Dear Gilles and Félix

Marketing sent me their annual data this morning and it looks like Anti-Oedipus has sold more than 50,000 copies and has one of the  highest volumes for overseas sales in English. Congratulations! At our meeting we discussed whether there might be time and room for a followup. How about it? As established authors, we could offer you 10% royalties this time.


Dear Prof Deleuze and Dr Guattari

I am copy editing your work and I have a list of queries. Please could you respond in four weeks?

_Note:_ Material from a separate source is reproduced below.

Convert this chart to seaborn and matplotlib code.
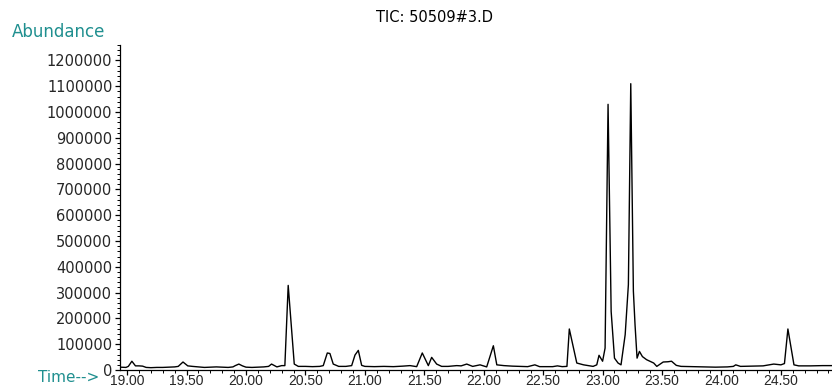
import numpy as np
import pandas as pd
import matplotlib
matplotlib.use("Agg")
import matplotlib.pyplot as plt
from matplotlib.ticker import MultipleLocator, FuncFormatter
import seaborn as sns

# Total ion chromatogram: retention time (min) and abundance
retention_time = [
    18.94, 18.99, 19.01, 19.04, 19.07, 19.10, 19.13, 19.16, 19.20, 19.25,
    19.30, 19.35, 19.40, 19.43, 19.47, 19.51, 19.55, 19.60, 19.65, 19.70,
    19.75, 19.80, 19.85, 19.89, 19.91, 19.94, 19.97, 20.00, 20.05, 20.10,
    20.15, 20.19, 20.215, 20.26, 20.30, 20.327, 20.355, 20.406, 20.44, 20.50,
    20.56, 20.62, 20.65, 20.684, 20.706, 20.734, 20.78, 20.84, 20.889, 20.917,
    20.945, 20.973, 21.00, 21.08, 21.16, 21.24, 21.32, 21.38, 21.436, 21.483,
    21.534, 21.562, 21.604, 21.646, 21.70, 21.773, 21.81, 21.857, 21.907, 21.969,
    22.025, 22.081, 22.11, 22.17, 22.24, 22.30, 22.37, 22.43, 22.47, 22.52,
    22.58, 22.62, 22.66, 22.70, 22.72, 22.783, 22.84, 22.92, 22.951, 22.97,
    23.00, 23.021, 23.046, 23.072, 23.10, 23.13, 23.155, 23.19, 23.217, 23.237,
    23.259, 23.273, 23.29, 23.31, 23.335, 23.37, 23.43, 23.456, 23.51, 23.55,
    23.58, 23.62, 23.66, 23.75, 23.85, 23.95, 24.05, 24.10, 24.12, 24.16,
    24.25, 24.35, 24.44, 24.50, 24.53, 24.559, 24.61, 24.65, 24.75, 24.85,
    24.93,
]
abundance = [
    11000, 10000, 14000, 34000, 16000, 16000, 15000, 10000, 9000, 10000,
    10000, 11000, 12000, 14000, 31000, 16000, 14000, 12000, 10000, 11000,
    12000, 11000, 10000, 12000, 17000, 23000, 16000, 11000, 10000, 11000,
    12000, 14000, 23000, 12000, 17000, 17000, 328000, 23000, 14000, 14000,
    13000, 14000, 17000, 66000, 64000, 23000, 14000, 14000, 17000, 58000,
    76000, 18000, 14000, 13000, 14000, 13000, 15000, 17000, 13000, 66000,
    17000, 49000, 23000, 14000, 14000, 17000, 16000, 23000, 14000, 20000,
    12000, 94000, 20000, 17000, 15000, 14000, 13000, 20000, 13000, 13000,
    13000, 16000, 13000, 14000, 159000, 27000, 20000, 14000, 20000, 57000,
    34000, 85000, 1030000, 227000, 46000, 27000, 20000, 137000, 331000, 1110000,
    306000, 175000, 46000, 72000, 52000, 40000, 27000, 14000, 31000, 32000,
    34000, 18000, 14000, 13000, 12000, 11000, 12000, 14000, 20000, 14000,
    15000, 16000, 23000, 20000, 25000, 159000, 20000, 16000, 16000, 17000,
    17000,
]
x_ticks = [19.0, 19.5, 20.0, 20.5, 21.0, 21.5, 22.0, 22.5, 23.0, 23.5, 24.0, 24.5]
y_ticks = list(range(0, 1200001, 100000))

df = pd.DataFrame({"time": retention_time, "abundance": abundance})

sns.set_style("ticks")
plt.rcParams["font.family"] = ["DejaVu Sans"]

teal = "#1f8f8f"
fig = plt.figure(figsize=(8.32, 3.89), dpi=100)
ax = fig.add_axes([120 / 832, 19 / 389, 712 / 832, 325 / 389])

sns.lineplot(data=df, x="time", y="abundance", color="black",
             linewidth=1.0, ax=ax, sort=False)

ax.set_xlim(18.94, 24.93)
ax.set_ylim(0, 1260000)
ax.set_xticks(x_ticks)
ax.set_yticks(y_ticks)
ax.xaxis.set_minor_locator(MultipleLocator(0.1))
ax.yaxis.set_minor_locator(MultipleLocator(20000))
ax.xaxis.set_major_formatter(FuncFormatter(lambda v, p: f"{v:.2f}"))
ax.yaxis.set_major_formatter(FuncFormatter(lambda v, p: f"{int(v)}"))

for s in ("top", "right"):
    ax.spines[s].set_visible(False)
for s in ("left", "bottom"):
    ax.spines[s].set_linewidth(0.9)
    ax.spines[s].set_color("black")

ax.tick_params(axis="both", which="major", direction="out", length=3.5,
               width=0.9, color="black")
ax.tick_params(axis="both", which="minor", direction="out", length=2.2,
               width=0.7, color="black")
ax.tick_params(axis="y", which="major", pad=2, labelsize=10.5)
ax.tick_params(axis="x", which="major", pad=-0.5)
for lbl in ax.get_xticklabels():
    lbl.set_fontfamily(["Liberation Sans"])
    lbl.set_fontsize(10)

ax.set_xlabel("")
ax.set_ylabel("")

fig.text(435 / 832, 1 - 18 / 389, "TIC: 50509#3.D", ha="center", va="center",
         fontsize=10.5, color="black")
fig.text(12 / 832, 1 - 32 / 389, "Abundance", ha="left", va="center",
         fontsize=12, color=teal)
fig.text(38 / 832, 1 - 378 / 389, "Time-->", ha="left", va="center",
         fontsize=11, color=teal)

fig.savefig("out.png", dpi=100)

1: The title is A Thousand Plateaus but there are only 15 chapters. Does this matter? Should readers have this explained?.
2. I see that you refer to Bateson's work on plateaus but not until page 52. Should this reference come earlier?
3.Is the term 'rhizome' being used consistently? The change in definitions (eg pp 7 and 14) surely needs a word of explanation to the reader?
4. Is it  'significance' or  'signifiance' (eg chapter 6 passim)? If 'signifiance' is right, please explain this term on first introduction.
5. You cite HP Lovecraft on p 138 but I could not find a reference in the bibliography.
6. Who exactly do you mean by 'the Prince of the North' p. 54?
7. Has the Wolf-Man got any living relatives and if so do we need their permission to discuss his case?
8. Who is responsible for the diagrams in chapter 7? Do we need copyright clearance?

9.Please consider redrafting the phrase 'Lacan is a complete phallus' on p.84. I know this is a joke but isn't it rather a weak one?
10.There is considerable repetition of the discussion on the wasp and the orchid (eg chapters 1, 5,9). Is this a problem? Please bear in mind we have a proposed word length of 85,000.

If only...

** Osborne.P. (2011) 'Guattareuze?' New Left Review 69: 139--51.